Kesarion has asked for the wisdom of the Perl Monks concerning the following question:

This is what I'm trying to use and it's not working:

use WWW::Mechanize; my $fh = FileHandle->new("text.txt", "w"); my $mech = WWW::Mechanize->new( autocheck => 1 ); $mech->get("xxx"); $mech->mirror( $mech->find_image(url_regex => qr/captcha/)->url_abs, " +tokei.jpg" ); $mech->get("xxx"); print "type:"; my $cap = <STDIN>; $mech->form_id( 'UserLoginForm' ); $mech->field( "data[User][username]", "xxx" ); $mech->field( "data[User][password]", "xxx" ); $mech->field( "captcha", $cap ); $mech->submit(); sleep (3); $mech->get("xxx", ':content_file' => "r.htm"); $mech->dump_text( $fh ); $fh->close;

Everything works except for the text dump which gives an error which I can't see because it's going too fast, how do I stop that thing anyway ? I'm new to perl and I can't continue this program, I searched but found no info, help please

-Edit- dump_headers works, so why doesn't this work ? I need to see the error, but I don't know how :/

Replies are listed 'Best First'.
Re: Help getting text from website using www mechanize
by Anonymous Monk on Jan 28, 2011 at 04:12 UTC
    Everything works except for the text dump which gives an error which I can't see because it's going too fast, how do I stop that thing anyway?

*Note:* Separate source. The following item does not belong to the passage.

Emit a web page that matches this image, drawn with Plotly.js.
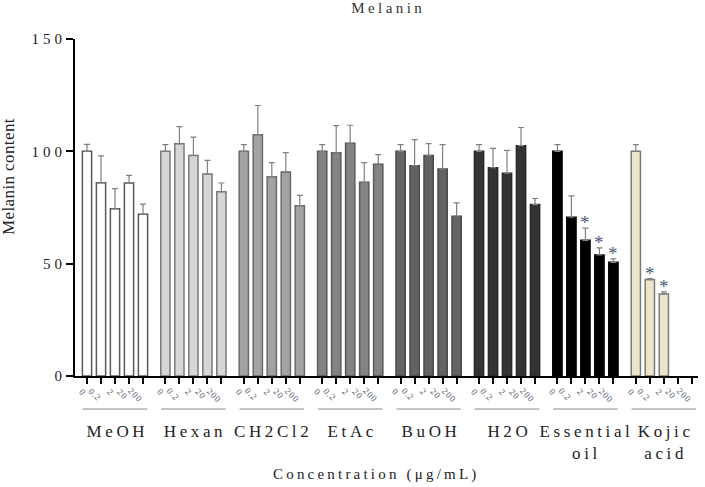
<!DOCTYPE html>
<html><head><meta charset="utf-8">
<script src="https://cdn.plot.ly/plotly-3.0.1.min.js"></script>
<style>
html,body{margin:0;padding:0;background:#fff}
#chart{width:705px;height:487px}
</style>
</head><body><div id="chart"></div>
<script>
const groupNames = ['MeOH', 'Hexan', 'CH2Cl2', 'EtAc', 'BuOH', 'H2O', 'Essential<br>oil', 'Kojic<br>acid'];
const concLabels = ['0', '0.2', '2', '20', '200'];
const meohMean   = [100, 86.0, 74.4, 85.9, 72.0];
const meohErr    = [3.1, 12.0, 9.0, 3.4, 4.5];
const hexanMean  = [100, 103.4, 98.2, 89.9, 82.0];
const hexanErr   = [3.0, 7.6, 8.1, 6.1, 3.9];
const ch2cl2Mean = [100, 107.4, 88.7, 90.8, 75.8];
const ch2cl2Err  = [3.0, 13.0, 6.3, 8.6, 4.6];
const etacMean   = [100, 99.4, 103.6, 86.2, 94.3];
const etacErr    = [3.0, 12.0, 8.0, 8.8, 4.2];
const buohMean   = [100, 93.6, 98.2, 92.1, 71.1];
const buohErr    = [3.0, 11.6, 5.2, 10.9, 6.0];
const h2oMean    = [100, 92.7, 90.3, 102.5, 76.3];
const h2oErr     = [3.0, 8.6, 10.1, 8.1, 2.7];
const oilMean    = [100, 70.7, 60.4, 53.9, 50.6];
const oilErr     = [3.0, 9.5, 5.4, 3.1, 1.5];
const kojicMean  = [100, 42.9, 36.5, null, null];
const kojicErr   = [3.0, 0.4, 0.9, null, null];
const oilSig   = [0, 0, 1, 1, 1];
const kojicSig = [0, 1, 1, 0, 0];
const otherSig = [0, 0, 0, 0, 0];
const yTickVals = [0, 50, 100, 150];
const titleText = 'Melanin';
const yTitleText = 'Melanin content';
const xTitleText = 'Concentration (μg/mL)';

const SERIF = 'Liberation Serif';
const fills    = ['#ffffff', '#d6d6d6', '#a3a3a3', '#838383', '#636363', '#333333', '#000000', '#ece5c8'];
const outlines = ['#5a5a5a', '#7a7a7a', '#6a6a6a', '#5a5a5a', '#4a4a4a', '#2a2a2a', '#000000', '#7a7a7a'];
const means = [meohMean, hexanMean, ch2cl2Mean, etacMean, buohMean, h2oMean, oilMean, kojicMean];
const errs  = [meohErr, hexanErr, ch2cl2Err, etacErr, buohErr, h2oErr, oilErr, kojicErr];
const sigs  = [otherSig, otherSig, otherSig, otherSig, otherSig, otherSig, oilSig, kojicSig];

const STRIDE = 5.6, BARW = 0.66;
const pos = (g, i) => g * STRIDE + i;

const traces = groupNames.map((name, g) => ({
  type: 'bar', name: name,
  x: concLabels.map((_, i) => pos(g, i)), y: means[g], width: BARW,
  marker: {color: fills[g], line: {color: outlines[g], width: 1.5}},
  error_y: {type: 'data', symmetric: false, array: errs[g], arrayminus: errs[g].map(() => 0),
            color: '#808080', thickness: 1.2, width: 3},
  hoverinfo: 'skip'
}));
const allPos = [];
groupNames.forEach((_, g) => concLabels.forEach((_, i) => allPos.push(pos(g, i))));

const annotations = [];
const spacing = [];
groupNames.forEach((_, g) => concLabels.forEach((lab, i) => {
  annotations.push({x: pos(g, i), xref: 'x', y: -0.027, yref: 'paper', text: lab, textangle: 45,
    xanchor: 'right', yanchor: 'top', xshift: 2, showarrow: false, borderpad: 0,
    font: {size: 9, color: '#50586a', family: SERIF}});
  spacing.push(0.8);
}));
groupNames.forEach((name, g) => {
  annotations.push({x: pos(g, 2), xref: 'x', y: -0.131, yref: 'paper', text: name,
    xanchor: 'center', yanchor: 'top', showarrow: false,
    font: {size: 17, color: '#222', family: SERIF}});
  spacing.push(3.6);
});
groupNames.forEach((_, g) => concLabels.forEach((_, i) => {
  if (sigs[g][i]) {
    annotations.push({x: pos(g, i), xref: 'x', y: means[g][i] + errs[g][i], yref: 'y', text: '*',
      xanchor: 'center', yanchor: 'bottom', yshift: -7, showarrow: false,
      font: {size: 19, color: '#4a5878', family: SERIF}});
    spacing.push(0);
  }
}));
annotations.push({x: 0.48, xref: 'paper', y: -0.291, yref: 'paper', text: xTitleText,
  xanchor: 'center', yanchor: 'middle', showarrow: false,
  font: {size: 15, color: '#222', family: SERIF}});
spacing.push(3.2);
annotations.push({x: -0.1075, xref: 'paper', y: 0.59, yref: 'paper', text: yTitleText, textangle: -90,
  xanchor: 'center', yanchor: 'middle', showarrow: false,
  font: {size: 17, color: '#222', family: SERIF}});
spacing.push(0.4);

const shapes = groupNames.map((_, g) => ({
  type: 'line', xref: 'x', yref: 'paper', x0: pos(g, 2) - 2.3, x1: pos(g, 2) + 2.3,
  y0: -0.098, y1: -0.098, line: {color: '#8a8a8a', width: 1}
}));

const layout = {
  width: 705, height: 487, margin: {l: 75, r: 7, t: 39, b: 111},
  paper_bgcolor: '#fff', plot_bgcolor: '#fff', showlegend: false, barmode: 'overlay',
  font: {family: SERIF, color: '#222'},
  title: {text: titleText, font: {size: 15, color: '#333', family: SERIF},
          x: 0.5, xref: 'paper', y: 1 - 8 / 487, yref: 'container', yanchor: 'middle'},
  xaxis: {range: [-0.857, 43.64], tickvals: allPos, showticklabels: false,
          ticks: 'outside', ticklen: 6, tickwidth: 2, tickcolor: '#000',
          showline: true, linecolor: '#000', linewidth: 2, showgrid: false, zeroline: false},
  yaxis: {range: [0, 150], tickvals: yTickVals, ticktext: yTickVals.map(String),
          ticks: 'outside', ticklen: 7, tickwidth: 2, tickcolor: '#000', ticklabelstandoff: -3,
          showline: true, linecolor: '#000', linewidth: 2, showgrid: false, zeroline: false,
          tickfont: {size: 15, color: '#222', family: SERIF}},
  shapes: shapes, annotations: annotations
};

// widen glyph spacing with textLength (keeps the text itself)
function spread(el, px) {
  if (!px) return;
  const lines = el.querySelectorAll('tspan.line');
  const targets = lines.length ? Array.from(lines) : [el];
  targets.forEach(t => {
    const n = (t.textContent || '').length;
    if (n < 2) return;
    const w = t.getComputedTextLength();
    t.setAttribute('lengthAdjust', 'spacing');
    t.setAttribute('textLength', (w + px * (n - 1)).toFixed(2));
  });
}

Plotly.newPlot('chart', traces, layout, {staticPlot: true, displayModeBar: false}).then(() => {
  document.querySelectorAll('#chart .annotation').forEach(el => {
    const idx = +el.getAttribute('data-index');
    const t = el.querySelector('text');
    if (t) spread(t, spacing[idx]);
  });
  const gt = document.querySelector('#chart .gtitle');
  if (gt) spread(gt, 3.4);
  document.querySelectorAll('#chart .ytick text').forEach(t => { t.style.letterSpacing = '4px'; });
});
</script>
</body></html>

    How do you know its an error if you can't see it? What goes by too fast?

    perl foo.pl 1>stdout.txt 2>stderr.txt

      I'm just guessing since I can see the message for a split second. Thanks for the hint, stderr.txt now contains:

      Can't locate HTML/TreeBuilder.pm in @INC (@INC contains: C:/strawberry/perl/site/lib C:/strawberry/perl/vendor/lib C:/strawberry/perl/lib .) at C:/strawberry/perl/site/lib/WWW/Mechanize.pm line 662, <STDIN> line 1.

      I'm not sure what to do..

      Oh wait, I installed HTML::TreeBuilder - it works but, all I'm getting is a return character... so much for that.

      Does anyone know how to get text off a website using mechanize ?

        When I write these web automation things, the first step is to be able to get the HTML of the page I want. You can save the resulting HTML from LWP/Mechanize as a file and then open that file in Firefox to make sure you're getting correct stuff that is the same as when you use the browser to go there. Have you passed this hurdle yet?

        Then the question becomes: How do I get what I want out of this HTML? That is an application specific thing. If it is really easy, I just write a regex. HTML Parser is one option.

        - it works but, all I'm getting is a return character... so much for that.

        $mech->get( $uri )
        NOTE: Because :content_file causes the page contents to be stored in a file instead of the response object, some Mech functions that expect it to be there won't work as expected. Use with caution.